Geometry effects on thermoelectric properties of silicon nanowires based on electronic band structures

Abstract

The thermoelectric properties of silicon nanowires with different shapes, sizes, and orientations are theoretically investigated using sp3d5s∗ tight-binding model coupled with ballistic transport approach. We found that the thermoelectric properties significantly depend on nanowire geometry. Compared to [111] and [100] nanowires, n-doped and p-doped [110] nanowires show the worst performance in terms of power factor per cross-section area and figure of merit (ZT). As nanowire size decreases, thermoelectric properties of nanowires can be enhanced.

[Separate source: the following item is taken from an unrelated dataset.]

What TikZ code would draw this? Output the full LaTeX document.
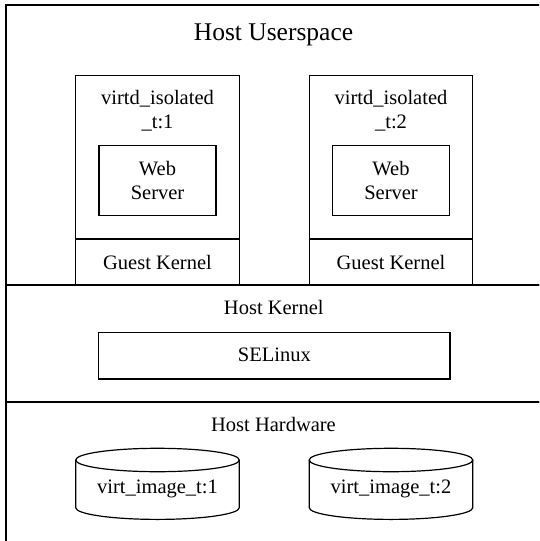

As a result, triangular nanowires with side length of 1 nm have the best results of ZT and it can be enhanced to 1.5 and 0.85 for an n-type nanowire along [111] orientation and a p-type nanowire along [100] orientation, respectively. For extremely narrow nanowires, thermoelectric properties are only dependent on the number of the transmission modes instead of material properties such as carrier effective mass. Moreover, cross-section shape and thermal conductance contributed by electrons play important roles in ZT while their influence can be ignored for large size nanowires. Even though smaller size nanowires have better performance with the consideration of the single nanowire thermoelectric properties, they might be less efficient than larger diameter nanowires, as packing space is not very dense.